Set down the data below from its first line to the line holding "import plotly.graph_objects as go", inclusive; omit all pictures.

⁂

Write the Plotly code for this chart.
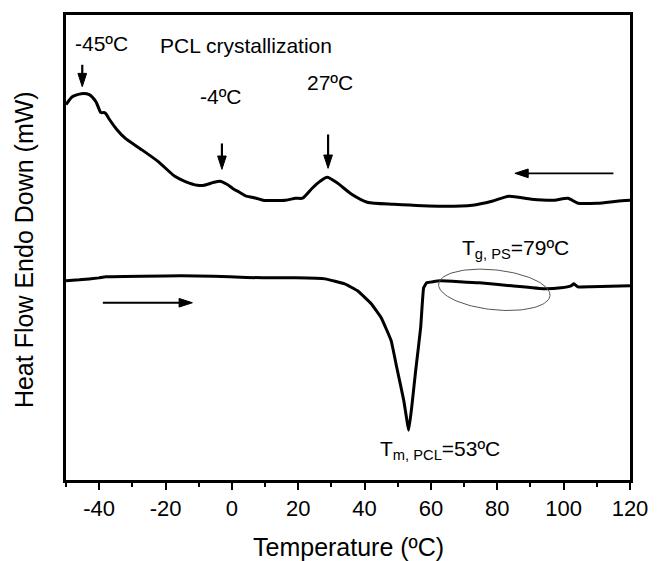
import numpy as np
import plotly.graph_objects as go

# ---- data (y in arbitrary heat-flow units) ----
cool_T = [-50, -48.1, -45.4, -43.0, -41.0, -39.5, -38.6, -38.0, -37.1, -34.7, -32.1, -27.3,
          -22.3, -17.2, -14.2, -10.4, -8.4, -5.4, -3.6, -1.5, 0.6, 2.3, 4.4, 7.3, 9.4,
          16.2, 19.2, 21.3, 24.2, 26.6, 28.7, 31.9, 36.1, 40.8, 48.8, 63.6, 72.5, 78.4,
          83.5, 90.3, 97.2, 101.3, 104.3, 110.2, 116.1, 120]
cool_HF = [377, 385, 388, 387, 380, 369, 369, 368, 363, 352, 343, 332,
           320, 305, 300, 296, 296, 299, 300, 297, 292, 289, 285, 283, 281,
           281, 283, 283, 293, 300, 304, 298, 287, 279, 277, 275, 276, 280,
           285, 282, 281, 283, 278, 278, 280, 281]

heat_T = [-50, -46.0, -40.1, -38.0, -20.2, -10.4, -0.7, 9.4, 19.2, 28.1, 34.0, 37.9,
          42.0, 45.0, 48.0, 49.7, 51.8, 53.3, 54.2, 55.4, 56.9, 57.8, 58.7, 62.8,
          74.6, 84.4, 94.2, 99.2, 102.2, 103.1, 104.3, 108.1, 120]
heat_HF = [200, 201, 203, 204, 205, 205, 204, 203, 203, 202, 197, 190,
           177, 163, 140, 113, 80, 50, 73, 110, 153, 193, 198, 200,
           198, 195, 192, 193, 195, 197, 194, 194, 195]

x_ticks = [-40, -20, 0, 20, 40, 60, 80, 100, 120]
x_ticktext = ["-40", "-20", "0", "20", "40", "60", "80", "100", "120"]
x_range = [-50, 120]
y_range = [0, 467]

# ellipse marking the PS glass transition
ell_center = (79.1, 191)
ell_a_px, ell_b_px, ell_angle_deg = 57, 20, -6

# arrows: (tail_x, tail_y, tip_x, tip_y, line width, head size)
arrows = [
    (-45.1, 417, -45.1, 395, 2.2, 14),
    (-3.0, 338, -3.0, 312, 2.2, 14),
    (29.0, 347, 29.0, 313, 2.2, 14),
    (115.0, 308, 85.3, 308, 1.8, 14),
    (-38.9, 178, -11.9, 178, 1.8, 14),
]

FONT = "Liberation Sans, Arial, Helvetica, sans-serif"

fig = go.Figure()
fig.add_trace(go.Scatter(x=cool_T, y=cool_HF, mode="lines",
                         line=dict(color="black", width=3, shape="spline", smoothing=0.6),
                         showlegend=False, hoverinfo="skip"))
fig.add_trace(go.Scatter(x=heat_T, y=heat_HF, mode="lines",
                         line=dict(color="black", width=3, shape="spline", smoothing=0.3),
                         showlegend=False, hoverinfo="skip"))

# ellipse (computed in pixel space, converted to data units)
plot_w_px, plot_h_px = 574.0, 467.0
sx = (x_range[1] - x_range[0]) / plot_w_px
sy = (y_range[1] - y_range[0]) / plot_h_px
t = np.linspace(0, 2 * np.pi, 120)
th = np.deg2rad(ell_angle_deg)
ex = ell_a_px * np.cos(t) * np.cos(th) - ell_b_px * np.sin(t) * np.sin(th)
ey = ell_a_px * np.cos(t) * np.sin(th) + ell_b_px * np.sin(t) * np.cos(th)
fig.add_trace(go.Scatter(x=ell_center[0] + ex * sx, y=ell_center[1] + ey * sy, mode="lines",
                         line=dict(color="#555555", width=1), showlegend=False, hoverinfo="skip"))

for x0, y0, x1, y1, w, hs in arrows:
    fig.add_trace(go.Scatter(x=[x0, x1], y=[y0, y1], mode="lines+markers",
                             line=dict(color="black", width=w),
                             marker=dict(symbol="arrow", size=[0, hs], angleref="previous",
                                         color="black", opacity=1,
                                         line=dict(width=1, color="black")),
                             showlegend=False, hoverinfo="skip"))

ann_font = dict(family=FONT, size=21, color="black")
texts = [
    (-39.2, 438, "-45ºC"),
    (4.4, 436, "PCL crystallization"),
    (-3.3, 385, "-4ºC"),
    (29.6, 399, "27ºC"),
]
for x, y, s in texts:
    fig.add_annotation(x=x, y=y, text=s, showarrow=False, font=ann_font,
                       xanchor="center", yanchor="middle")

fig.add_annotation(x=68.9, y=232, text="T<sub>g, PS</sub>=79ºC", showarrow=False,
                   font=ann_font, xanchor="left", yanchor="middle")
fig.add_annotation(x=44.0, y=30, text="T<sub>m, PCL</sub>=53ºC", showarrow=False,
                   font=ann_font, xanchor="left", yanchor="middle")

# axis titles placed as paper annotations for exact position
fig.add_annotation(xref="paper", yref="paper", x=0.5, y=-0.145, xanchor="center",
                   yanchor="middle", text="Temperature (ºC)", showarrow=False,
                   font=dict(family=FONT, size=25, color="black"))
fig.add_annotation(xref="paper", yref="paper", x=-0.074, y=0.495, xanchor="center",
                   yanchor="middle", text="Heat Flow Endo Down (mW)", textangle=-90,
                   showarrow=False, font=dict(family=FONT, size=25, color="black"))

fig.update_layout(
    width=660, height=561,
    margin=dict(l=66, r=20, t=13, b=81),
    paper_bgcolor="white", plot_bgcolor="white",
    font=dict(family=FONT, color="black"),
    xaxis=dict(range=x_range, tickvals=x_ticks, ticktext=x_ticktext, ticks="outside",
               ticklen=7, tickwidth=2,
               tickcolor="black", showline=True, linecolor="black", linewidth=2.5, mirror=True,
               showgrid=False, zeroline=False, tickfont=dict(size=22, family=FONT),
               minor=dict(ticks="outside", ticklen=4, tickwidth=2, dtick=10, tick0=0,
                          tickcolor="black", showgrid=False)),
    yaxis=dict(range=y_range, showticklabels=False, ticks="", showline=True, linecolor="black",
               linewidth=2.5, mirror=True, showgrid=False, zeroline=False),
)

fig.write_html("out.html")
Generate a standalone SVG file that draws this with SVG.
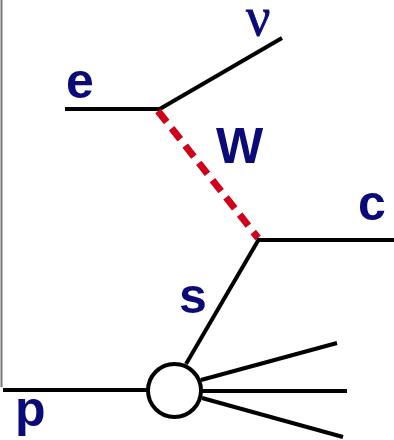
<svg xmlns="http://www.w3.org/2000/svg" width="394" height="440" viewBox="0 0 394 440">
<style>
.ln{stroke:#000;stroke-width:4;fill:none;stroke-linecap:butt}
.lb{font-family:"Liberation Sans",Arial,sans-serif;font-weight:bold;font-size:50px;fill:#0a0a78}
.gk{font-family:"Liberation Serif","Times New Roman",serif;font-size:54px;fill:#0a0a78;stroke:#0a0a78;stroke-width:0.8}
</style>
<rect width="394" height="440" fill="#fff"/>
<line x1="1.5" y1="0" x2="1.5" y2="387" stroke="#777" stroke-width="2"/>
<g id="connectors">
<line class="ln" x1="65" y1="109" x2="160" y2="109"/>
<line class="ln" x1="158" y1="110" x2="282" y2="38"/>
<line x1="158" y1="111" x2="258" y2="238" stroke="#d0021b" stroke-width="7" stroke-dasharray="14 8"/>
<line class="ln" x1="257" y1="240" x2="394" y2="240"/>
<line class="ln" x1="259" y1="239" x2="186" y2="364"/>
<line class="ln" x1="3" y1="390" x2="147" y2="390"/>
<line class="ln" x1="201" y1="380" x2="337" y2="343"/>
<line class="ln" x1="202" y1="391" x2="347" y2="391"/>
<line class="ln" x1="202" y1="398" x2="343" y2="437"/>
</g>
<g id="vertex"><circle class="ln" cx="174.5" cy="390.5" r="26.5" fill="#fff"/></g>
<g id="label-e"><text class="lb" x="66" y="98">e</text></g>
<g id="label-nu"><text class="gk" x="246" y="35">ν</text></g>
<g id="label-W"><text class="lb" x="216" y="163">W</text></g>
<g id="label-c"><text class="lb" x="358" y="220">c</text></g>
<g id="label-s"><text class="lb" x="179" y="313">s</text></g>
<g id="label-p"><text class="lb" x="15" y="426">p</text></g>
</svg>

⁂

Solution for this exercise:
Write the Plotly code for this chart.
import numpy as np
import plotly.graph_objects as go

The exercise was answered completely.